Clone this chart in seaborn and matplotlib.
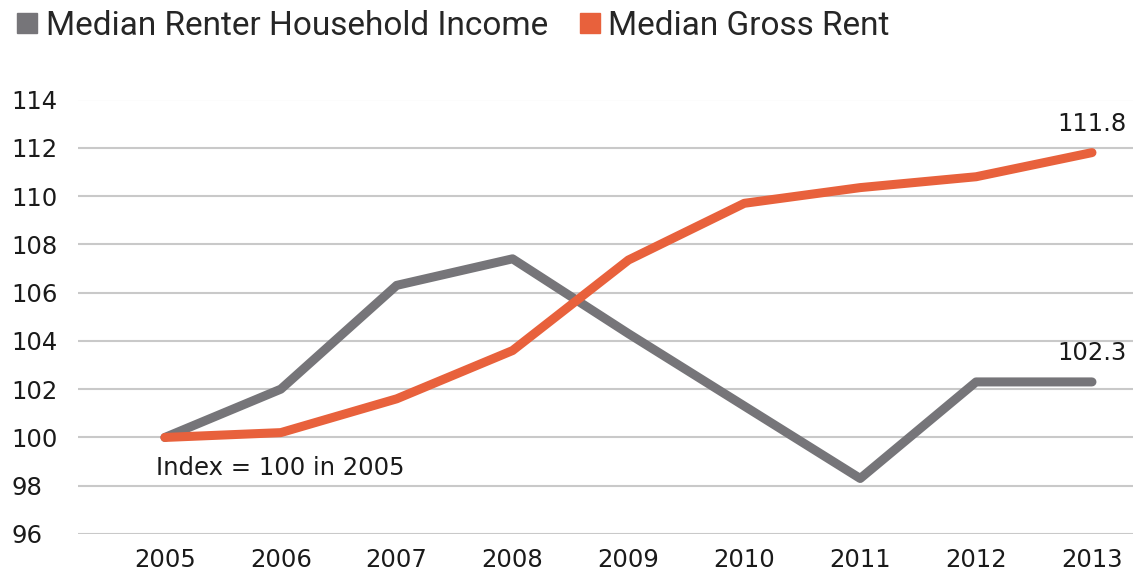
import matplotlib
matplotlib.use('Agg')
import matplotlib.pyplot as plt
from matplotlib.lines import Line2D
import seaborn as sns
import pandas as pd

years = [2005, 2006, 2007, 2008, 2009, 2010, 2011, 2012, 2013]
income = [100.0, 102.0, 106.3, 107.4, 104.3, 101.3, 98.3, 102.3, 102.3]
rent = [100.0, 100.2, 101.6, 103.6, 107.35, 109.7, 110.35, 110.8, 111.8]
series_names = ["Median Renter Household Income", "Median Gross Rent"]
y_ticks = [96, 98, 100, 102, 104, 106, 108, 110, 112, 114]

colors = {"Median Renter Household Income": "#767579", "Median Gross Rent": "#E8613C"}

df = pd.concat([
    pd.DataFrame({'Year': years, 'Index': income, 'Series': series_names[0]}),
    pd.DataFrame({'Year': years, 'Index': rent, 'Series': series_names[1]}),
])

sns.set_theme(style='white')
plt.rcParams['font.family'] = ['DejaVu Sans']

fig = plt.figure(figsize=(11.33, 5.74), dpi=100)
ax = fig.add_axes([78 / 1133, 1 - 534 / 574, 1 - 78 / 1133, (534 - 99.5) / 574])

sns.lineplot(data=df, x='Year', y='Index', hue='Series', palette=colors,
             linewidth=6.5, solid_capstyle='round', legend=False, ax=ax, zorder=3)

ax.set_ylim(96, 114)
ax.set_xlim(2004.25, 2013.354)
ax.set_yticks(y_ticks)
ax.set_xticks(years)
ax.grid(axis='y', color='#c9c9c9', linewidth=1.5)
ax.grid(axis='x', visible=False)
for s in ax.spines.values():
    s.set_visible(False)
ax.tick_params(axis='both', length=0, labelsize=17.5, labelcolor='#1a1a1a')
ax.tick_params(axis='y', pad=48)
for lab in ax.get_yticklabels():
    lab.set_horizontalalignment('left')
ax.tick_params(axis='x', pad=10)
ax.set_xlabel('')
ax.set_ylabel('')

# end labels
ax.text(years[-1], rent[-1] + 0.7, f"{rent[-1]:.1f}", ha='center', va='bottom', fontsize=17.5, color='#1a1a1a')
ax.text(years[-1], income[-1] + 0.7, f"{income[-1]:.1f}", ha='center', va='bottom', fontsize=17.5, color='#1a1a1a')
ax.text(2004.92, 98.75, "Index = 100 in 2005", ha='left', va='center', fontsize=17.5, color='#1a1a1a')

handles = [Line2D([], [], marker='s', linestyle='', markersize=14,
                  markerfacecolor=colors[n], markeredgecolor=colors[n]) for n in series_names]
fig.legend(handles, series_names, loc='upper left', bbox_to_anchor=(-0.017, 1.035), ncol=2,
           frameon=False, handletextpad=0.05, columnspacing=0.75, handlelength=1.0,
           prop={'family': ['Roboto', 'DejaVu Sans'], 'size': 24})

fig.savefig('out.png', dpi=100)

= = =

### STATED TASK:
Repeat the listing above from its first line through the line that contains "import pandas as pd", both included, and nothing more. Drop the pictures.

### FINAL RESULT:
Clone this chart in seaborn and matplotlib.
import matplotlib
matplotlib.use('Agg')
import matplotlib.pyplot as plt
from matplotlib.lines import Line2D
import seaborn as sns
import pandas as pd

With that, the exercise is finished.